| |
Abstract:
We describe a new incremental algorithm for training linear
threshold functions. Our algorithm can be viewed as an
approximation to the algorithm that repeatedly chooses the
hyperplane that classifies previously seen examples correctly with
the maximum margin. It is known that such a maximum-margin
hypothesis can be computed by minimizing the length of the weight
vector subject to a number of linear constraints. Our algorithm
works by maintaining a relatively simple relaxation of these
constraints that can be efficiently updated. We prove a mistake
bound for our algorithm that is the same as that proved for the
perceptron algorithm. Our analysis implies that the more
computationally intensive maximum-margin algorithm also satisfies
this mistake bound; this is the first worst-case performance
guarantee for this algorithm. We demonstrate that our algorithm can
also be used with kernel functions to efficiently classify in a
very high dimensional space.
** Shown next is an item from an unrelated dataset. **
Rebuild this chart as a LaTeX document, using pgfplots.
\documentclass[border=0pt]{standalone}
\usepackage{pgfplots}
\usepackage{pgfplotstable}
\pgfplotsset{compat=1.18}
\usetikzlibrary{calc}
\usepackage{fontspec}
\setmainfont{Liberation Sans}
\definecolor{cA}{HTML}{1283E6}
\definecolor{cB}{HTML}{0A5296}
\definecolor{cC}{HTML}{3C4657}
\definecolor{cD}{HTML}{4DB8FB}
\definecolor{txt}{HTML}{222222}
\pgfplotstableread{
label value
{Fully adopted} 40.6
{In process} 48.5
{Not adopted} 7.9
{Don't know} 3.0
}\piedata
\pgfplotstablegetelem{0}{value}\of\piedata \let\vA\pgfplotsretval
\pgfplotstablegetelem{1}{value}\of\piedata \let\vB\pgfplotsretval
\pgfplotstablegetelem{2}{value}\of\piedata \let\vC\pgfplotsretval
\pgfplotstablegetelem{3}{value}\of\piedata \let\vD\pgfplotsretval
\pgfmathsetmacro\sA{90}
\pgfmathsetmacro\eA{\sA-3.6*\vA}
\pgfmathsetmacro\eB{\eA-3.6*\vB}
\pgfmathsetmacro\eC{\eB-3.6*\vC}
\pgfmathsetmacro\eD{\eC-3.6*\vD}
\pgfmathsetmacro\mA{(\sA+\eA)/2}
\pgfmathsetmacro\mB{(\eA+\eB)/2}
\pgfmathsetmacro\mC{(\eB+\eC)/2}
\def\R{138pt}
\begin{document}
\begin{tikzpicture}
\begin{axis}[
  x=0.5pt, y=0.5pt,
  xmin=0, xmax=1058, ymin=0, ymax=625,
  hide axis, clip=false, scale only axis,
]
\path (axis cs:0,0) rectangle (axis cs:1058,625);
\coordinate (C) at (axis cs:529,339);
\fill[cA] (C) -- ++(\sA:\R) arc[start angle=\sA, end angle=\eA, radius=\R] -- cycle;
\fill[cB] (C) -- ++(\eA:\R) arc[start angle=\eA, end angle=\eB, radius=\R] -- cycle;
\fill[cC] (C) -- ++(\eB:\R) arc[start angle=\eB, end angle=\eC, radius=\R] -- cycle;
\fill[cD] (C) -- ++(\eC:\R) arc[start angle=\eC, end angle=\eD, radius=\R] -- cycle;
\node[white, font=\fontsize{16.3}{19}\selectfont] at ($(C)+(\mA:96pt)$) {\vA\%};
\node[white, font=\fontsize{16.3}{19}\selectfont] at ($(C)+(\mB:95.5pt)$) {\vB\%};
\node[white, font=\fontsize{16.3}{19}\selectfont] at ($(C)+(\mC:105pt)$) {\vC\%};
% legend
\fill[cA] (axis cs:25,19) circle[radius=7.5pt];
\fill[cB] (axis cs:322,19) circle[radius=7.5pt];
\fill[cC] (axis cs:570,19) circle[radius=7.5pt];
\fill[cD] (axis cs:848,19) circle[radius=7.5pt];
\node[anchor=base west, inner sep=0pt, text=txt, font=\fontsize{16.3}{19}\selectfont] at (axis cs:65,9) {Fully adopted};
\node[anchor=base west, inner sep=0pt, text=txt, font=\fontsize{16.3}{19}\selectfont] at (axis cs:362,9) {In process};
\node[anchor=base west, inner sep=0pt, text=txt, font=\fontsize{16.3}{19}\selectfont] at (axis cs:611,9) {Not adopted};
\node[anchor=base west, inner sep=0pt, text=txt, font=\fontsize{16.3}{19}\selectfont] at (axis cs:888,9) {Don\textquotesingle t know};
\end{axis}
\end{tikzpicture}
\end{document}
We describe some experiments using our
new algorithm as a batch algorithm to recognize handwritten digits.
Its computational complexity and simplicity is similar to that of
perceptron algorithm, but its generalization is much better.
Compared to Vapnik's maximum margin classifier, the use of our
algorithm in batch mode is much simpler to implement, and much more
efficient in computation time, but its generalization is not as
good.
|